**INSTRUCTION**
Quote each line of the material verbatim, without the pictures.

-.-.-

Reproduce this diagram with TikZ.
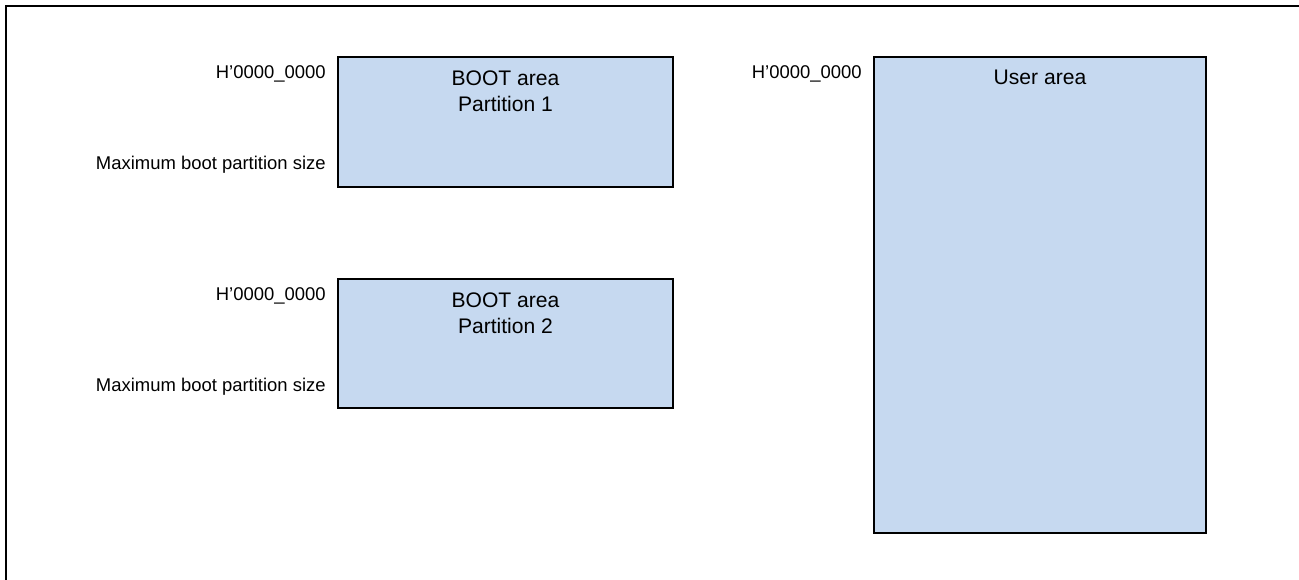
\documentclass[tikz,border=0pt]{standalone}
\usepackage{fontspec}
\setmainfont{Liberation Sans}
\usetikzlibrary{positioning}
\definecolor{areablue}{HTML}{C6D9F0}

\begin{document}
\begin{tikzpicture}[x=0.02cm, y=-0.02cm, font=\fontsize{10.5}{12.6}\selectfont,
  area/.style={draw=black, line width=1.1pt, fill=areablue, anchor=north west, inner sep=0pt},
  areatext/.style={font=\fontsize{12}{15}\selectfont, align=center, inner sep=0pt, anchor=north},
  addr/.style={anchor=east, inner sep=0pt}]
\useasboundingbox (0,0) rectangle (1299,580);
%\draw[draw=black] (0,0) rectangle (1299,580);
\draw[line width=1.1pt] (6,580)--(6,6)--(1299,6);
% boot partitions
\node[area, minimum width=335*0.02cm, minimum height=130*0.02cm] (boot1) at (337,56) {};
\node[area, minimum width=335*0.02cm, minimum height=129*0.02cm] (boot2) at (337,278) {};
% user area
\node[area, minimum width=332*0.02cm, minimum height=476*0.02cm] (user) at (873,56) {};
\node[areatext, below=8pt of boot1.north] (boot1txt) {BOOT area\\Partition 1};
\node[areatext, below=8pt of boot2.north] (boot2txt) {BOOT area\\Partition 2};
\node[areatext, below=8pt of user.north] (usertxt) {User area};
% addresses
\node[addr] (start1) at (326,74) {H’0000\_0000};
\node[addr] (end1) at (326,165) {Maximum boot partition size};
\node[addr] (start2) at (326,296) {H’0000\_0000};
\node[addr] (end2) at (326,387) {Maximum boot partition size};
\node[addr] (start3) at (862,74) {H’0000\_0000};
\end{tikzpicture}
\end{document}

-.-.-

**PROBLEM SOLUTION**
Reproduce this diagram with TikZ.
\documentclass[tikz,border=0pt]{standalone}
\usepackage{fontspec}
\setmainfont{Liberation Sans}
\usetikzlibrary{positioning}
\definecolor{areablue}{HTML}{C6D9F0}

\begin{document}
\begin{tikzpicture}[x=0.02cm, y=-0.02cm, font=\fontsize{10.5}{12.6}\selectfont,
  area/.style={draw=black, line width=1.1pt, fill=areablue, anchor=north west, inner sep=0pt},
  areatext/.style={font=\fontsize{12}{15}\selectfont, align=center, inner sep=0pt, anchor=north},
  addr/.style={anchor=east, inner sep=0pt}]
\useasboundingbox (0,0) rectangle (1299,580);
%\draw[draw=black] (0,0) rectangle (1299,580);
\draw[line width=1.1pt] (6,580)--(6,6)--(1299,6);
% boot partitions
\node[area, minimum width=335*0.02cm, minimum height=130*0.02cm] (boot1) at (337,56) {};
\node[area, minimum width=335*0.02cm, minimum height=129*0.02cm] (boot2) at (337,278) {};
% user area
\node[area, minimum width=332*0.02cm, minimum height=476*0.02cm] (user) at (873,56) {};
\node[areatext, below=8pt of boot1.north] (boot1txt) {BOOT area\\Partition 1};
\node[areatext, below=8pt of boot2.north] (boot2txt) {BOOT area\\Partition 2};
\node[areatext, below=8pt of user.north] (usertxt) {User area};
% addresses
\node[addr] (start1) at (326,74) {H’0000\_0000};
\node[addr] (end1) at (326,165) {Maximum boot partition size};
\node[addr] (start2) at (326,296) {H’0000\_0000};
\node[addr] (end2) at (326,387) {Maximum boot partition size};
\node[addr] (start3) at (862,74) {H’0000\_0000};
\end{tikzpicture}
\end{document}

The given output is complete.